[OBJECTIVE]: Give only the number of lines below that contain the word "this".

[INPUT MATERIAL]:
** Start **
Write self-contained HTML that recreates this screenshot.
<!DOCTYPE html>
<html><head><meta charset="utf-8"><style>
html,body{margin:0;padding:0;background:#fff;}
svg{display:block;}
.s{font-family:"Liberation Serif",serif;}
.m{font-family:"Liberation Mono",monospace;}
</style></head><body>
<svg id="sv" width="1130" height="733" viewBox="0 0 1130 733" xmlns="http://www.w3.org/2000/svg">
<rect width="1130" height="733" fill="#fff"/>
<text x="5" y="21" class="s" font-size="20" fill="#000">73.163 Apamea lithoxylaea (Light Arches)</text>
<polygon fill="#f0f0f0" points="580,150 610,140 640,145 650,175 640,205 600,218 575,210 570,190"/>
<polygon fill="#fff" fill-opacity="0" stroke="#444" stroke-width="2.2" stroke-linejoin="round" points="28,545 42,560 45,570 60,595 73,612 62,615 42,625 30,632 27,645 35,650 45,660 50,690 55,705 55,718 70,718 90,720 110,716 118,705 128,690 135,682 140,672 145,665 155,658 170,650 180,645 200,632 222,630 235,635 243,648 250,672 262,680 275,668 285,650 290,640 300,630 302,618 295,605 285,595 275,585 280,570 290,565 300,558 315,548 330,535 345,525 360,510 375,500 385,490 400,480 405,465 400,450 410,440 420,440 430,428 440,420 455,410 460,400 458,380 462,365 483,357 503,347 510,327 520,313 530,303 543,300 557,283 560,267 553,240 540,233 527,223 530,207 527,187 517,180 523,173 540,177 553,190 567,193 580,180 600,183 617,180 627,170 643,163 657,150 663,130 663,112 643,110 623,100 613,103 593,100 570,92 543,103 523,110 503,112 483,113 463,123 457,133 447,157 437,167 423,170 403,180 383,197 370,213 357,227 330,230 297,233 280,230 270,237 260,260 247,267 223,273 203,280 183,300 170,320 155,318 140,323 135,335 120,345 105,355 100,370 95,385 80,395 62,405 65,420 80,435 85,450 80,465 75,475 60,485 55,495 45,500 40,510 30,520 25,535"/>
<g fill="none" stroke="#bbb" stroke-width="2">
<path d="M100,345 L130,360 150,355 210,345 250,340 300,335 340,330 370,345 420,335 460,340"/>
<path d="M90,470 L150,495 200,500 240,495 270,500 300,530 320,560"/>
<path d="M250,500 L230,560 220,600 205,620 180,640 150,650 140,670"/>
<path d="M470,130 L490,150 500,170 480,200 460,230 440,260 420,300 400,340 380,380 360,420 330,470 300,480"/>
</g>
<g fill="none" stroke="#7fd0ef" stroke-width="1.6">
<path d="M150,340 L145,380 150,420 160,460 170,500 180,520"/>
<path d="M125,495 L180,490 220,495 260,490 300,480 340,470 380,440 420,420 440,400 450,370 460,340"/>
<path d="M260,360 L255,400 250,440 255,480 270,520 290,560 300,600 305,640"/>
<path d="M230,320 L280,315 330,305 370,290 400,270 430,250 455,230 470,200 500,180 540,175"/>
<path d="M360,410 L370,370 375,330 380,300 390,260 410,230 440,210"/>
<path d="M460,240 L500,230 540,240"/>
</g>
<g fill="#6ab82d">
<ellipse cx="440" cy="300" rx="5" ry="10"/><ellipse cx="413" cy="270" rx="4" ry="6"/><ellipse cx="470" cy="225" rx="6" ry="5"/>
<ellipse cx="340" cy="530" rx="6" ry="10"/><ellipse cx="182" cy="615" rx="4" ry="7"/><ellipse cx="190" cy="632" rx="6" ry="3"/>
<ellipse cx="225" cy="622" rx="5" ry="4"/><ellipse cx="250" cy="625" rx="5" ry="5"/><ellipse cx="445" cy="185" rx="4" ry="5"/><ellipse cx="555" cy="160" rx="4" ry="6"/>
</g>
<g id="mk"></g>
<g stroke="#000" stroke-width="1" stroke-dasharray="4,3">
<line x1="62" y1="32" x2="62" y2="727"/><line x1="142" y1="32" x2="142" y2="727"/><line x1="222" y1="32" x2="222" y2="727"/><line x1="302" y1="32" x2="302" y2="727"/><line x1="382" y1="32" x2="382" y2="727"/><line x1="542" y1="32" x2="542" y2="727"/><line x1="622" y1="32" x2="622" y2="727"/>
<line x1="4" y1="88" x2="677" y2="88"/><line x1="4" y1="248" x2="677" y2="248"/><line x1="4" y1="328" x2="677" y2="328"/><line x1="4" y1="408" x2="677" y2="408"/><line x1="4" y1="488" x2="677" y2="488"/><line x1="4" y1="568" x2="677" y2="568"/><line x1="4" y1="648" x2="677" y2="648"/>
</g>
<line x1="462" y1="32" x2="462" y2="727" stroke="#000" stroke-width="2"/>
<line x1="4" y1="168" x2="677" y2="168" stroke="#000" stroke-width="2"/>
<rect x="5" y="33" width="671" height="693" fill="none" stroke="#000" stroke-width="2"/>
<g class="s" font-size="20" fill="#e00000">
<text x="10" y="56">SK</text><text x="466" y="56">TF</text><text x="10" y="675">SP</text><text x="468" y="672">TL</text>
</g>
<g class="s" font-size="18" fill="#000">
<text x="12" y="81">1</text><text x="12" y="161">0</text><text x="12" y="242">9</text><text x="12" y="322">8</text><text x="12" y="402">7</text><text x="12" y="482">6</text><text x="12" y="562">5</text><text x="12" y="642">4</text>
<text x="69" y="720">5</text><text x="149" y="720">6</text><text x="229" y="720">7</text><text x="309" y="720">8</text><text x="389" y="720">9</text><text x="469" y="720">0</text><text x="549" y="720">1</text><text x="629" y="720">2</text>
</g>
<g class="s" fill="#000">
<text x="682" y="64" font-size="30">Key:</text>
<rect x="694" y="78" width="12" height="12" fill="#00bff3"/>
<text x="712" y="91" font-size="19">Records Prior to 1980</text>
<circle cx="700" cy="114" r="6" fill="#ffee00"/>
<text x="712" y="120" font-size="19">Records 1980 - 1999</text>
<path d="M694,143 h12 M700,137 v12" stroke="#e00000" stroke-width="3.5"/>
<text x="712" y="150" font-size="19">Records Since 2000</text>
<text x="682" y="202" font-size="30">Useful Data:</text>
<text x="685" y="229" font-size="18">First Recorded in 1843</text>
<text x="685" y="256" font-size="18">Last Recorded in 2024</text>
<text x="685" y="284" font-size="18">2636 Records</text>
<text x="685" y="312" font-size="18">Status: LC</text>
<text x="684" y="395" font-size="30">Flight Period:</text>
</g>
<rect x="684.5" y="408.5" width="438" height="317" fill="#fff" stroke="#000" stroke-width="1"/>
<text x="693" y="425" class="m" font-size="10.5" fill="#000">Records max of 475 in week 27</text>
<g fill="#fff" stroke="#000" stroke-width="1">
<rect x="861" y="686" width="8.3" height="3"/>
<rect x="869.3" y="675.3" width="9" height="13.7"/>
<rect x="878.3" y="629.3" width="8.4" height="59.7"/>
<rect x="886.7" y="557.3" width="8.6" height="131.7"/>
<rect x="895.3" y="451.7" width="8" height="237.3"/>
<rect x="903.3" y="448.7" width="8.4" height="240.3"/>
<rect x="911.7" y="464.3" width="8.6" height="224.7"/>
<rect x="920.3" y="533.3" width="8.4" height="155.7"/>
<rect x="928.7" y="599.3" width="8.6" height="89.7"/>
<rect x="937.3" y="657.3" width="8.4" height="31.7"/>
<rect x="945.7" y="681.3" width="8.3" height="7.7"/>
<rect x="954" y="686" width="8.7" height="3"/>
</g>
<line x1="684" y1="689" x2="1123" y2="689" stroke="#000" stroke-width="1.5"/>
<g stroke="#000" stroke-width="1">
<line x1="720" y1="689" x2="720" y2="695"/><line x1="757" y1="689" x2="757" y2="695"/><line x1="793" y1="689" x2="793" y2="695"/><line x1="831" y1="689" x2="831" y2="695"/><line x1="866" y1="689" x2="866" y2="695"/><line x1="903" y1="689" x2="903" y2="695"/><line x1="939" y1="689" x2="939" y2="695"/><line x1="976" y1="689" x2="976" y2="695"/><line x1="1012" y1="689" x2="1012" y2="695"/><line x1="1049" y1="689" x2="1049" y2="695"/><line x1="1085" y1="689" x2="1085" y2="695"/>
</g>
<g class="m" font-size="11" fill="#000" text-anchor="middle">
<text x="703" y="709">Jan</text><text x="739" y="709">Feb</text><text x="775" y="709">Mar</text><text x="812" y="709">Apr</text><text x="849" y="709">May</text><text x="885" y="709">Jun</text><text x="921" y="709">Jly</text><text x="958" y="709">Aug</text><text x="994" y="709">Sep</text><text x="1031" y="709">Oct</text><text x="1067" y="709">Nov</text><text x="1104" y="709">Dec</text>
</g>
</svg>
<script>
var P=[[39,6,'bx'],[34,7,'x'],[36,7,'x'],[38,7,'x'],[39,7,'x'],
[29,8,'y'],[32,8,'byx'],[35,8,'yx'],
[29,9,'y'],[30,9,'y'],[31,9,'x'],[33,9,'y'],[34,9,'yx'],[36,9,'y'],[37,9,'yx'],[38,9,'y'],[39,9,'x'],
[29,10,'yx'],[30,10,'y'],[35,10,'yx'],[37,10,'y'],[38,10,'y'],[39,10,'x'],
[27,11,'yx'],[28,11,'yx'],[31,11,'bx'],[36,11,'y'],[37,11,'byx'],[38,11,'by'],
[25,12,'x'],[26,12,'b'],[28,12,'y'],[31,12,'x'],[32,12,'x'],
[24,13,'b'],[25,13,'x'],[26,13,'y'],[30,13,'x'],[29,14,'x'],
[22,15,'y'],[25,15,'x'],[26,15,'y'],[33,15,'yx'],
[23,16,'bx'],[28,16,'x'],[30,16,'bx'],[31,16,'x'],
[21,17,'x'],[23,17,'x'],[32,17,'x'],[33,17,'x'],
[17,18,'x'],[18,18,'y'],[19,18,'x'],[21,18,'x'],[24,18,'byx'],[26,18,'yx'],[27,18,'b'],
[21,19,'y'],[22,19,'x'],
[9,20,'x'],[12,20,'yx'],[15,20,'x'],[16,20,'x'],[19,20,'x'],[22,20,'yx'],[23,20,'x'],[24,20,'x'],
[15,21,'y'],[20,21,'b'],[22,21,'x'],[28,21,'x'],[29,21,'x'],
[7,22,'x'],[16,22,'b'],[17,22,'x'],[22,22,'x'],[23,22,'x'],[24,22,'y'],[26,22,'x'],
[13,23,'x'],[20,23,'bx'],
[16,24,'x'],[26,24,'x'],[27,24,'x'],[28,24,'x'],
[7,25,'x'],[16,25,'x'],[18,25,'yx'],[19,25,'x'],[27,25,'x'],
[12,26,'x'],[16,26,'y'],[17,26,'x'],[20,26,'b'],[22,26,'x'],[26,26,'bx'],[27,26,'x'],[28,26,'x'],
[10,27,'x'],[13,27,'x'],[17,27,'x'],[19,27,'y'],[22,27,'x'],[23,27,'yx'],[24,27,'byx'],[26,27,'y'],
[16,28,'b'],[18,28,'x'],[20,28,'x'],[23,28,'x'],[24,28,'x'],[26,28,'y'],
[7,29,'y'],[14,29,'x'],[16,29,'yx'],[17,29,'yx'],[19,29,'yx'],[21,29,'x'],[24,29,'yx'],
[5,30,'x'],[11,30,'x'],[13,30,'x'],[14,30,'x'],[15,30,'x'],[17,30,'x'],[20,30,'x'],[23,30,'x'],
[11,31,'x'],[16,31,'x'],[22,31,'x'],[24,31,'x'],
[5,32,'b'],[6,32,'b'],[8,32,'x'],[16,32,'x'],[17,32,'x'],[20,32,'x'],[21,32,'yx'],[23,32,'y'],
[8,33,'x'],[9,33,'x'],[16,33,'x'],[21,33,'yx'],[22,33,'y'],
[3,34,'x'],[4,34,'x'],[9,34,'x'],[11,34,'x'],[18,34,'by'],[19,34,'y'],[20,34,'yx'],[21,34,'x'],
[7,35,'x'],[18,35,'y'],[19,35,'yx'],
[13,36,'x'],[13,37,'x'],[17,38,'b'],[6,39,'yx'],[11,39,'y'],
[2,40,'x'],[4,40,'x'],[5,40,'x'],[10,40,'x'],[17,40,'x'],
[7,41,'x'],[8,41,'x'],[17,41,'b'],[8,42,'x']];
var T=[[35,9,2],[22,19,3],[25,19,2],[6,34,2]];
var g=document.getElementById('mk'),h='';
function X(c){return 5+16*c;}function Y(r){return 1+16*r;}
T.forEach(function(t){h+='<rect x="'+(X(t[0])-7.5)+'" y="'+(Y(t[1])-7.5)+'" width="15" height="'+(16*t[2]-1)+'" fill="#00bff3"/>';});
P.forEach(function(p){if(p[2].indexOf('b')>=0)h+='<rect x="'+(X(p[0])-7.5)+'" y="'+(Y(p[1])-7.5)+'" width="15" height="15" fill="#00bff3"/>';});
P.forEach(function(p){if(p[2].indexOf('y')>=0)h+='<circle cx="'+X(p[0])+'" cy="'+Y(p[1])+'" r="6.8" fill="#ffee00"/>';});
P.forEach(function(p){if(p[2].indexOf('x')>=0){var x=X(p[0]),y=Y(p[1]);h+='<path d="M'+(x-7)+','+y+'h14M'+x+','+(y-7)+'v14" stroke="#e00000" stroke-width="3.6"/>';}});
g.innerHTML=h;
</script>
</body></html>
** End **
** Start **
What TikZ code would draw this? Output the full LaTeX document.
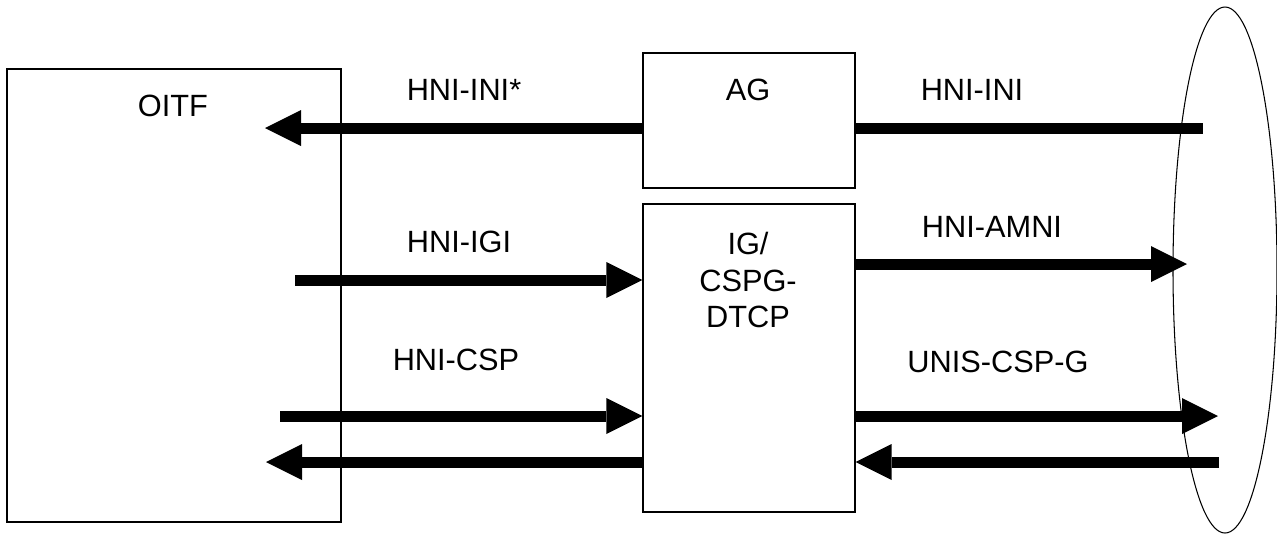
** End **
[CORRECT RESPONSE]: 2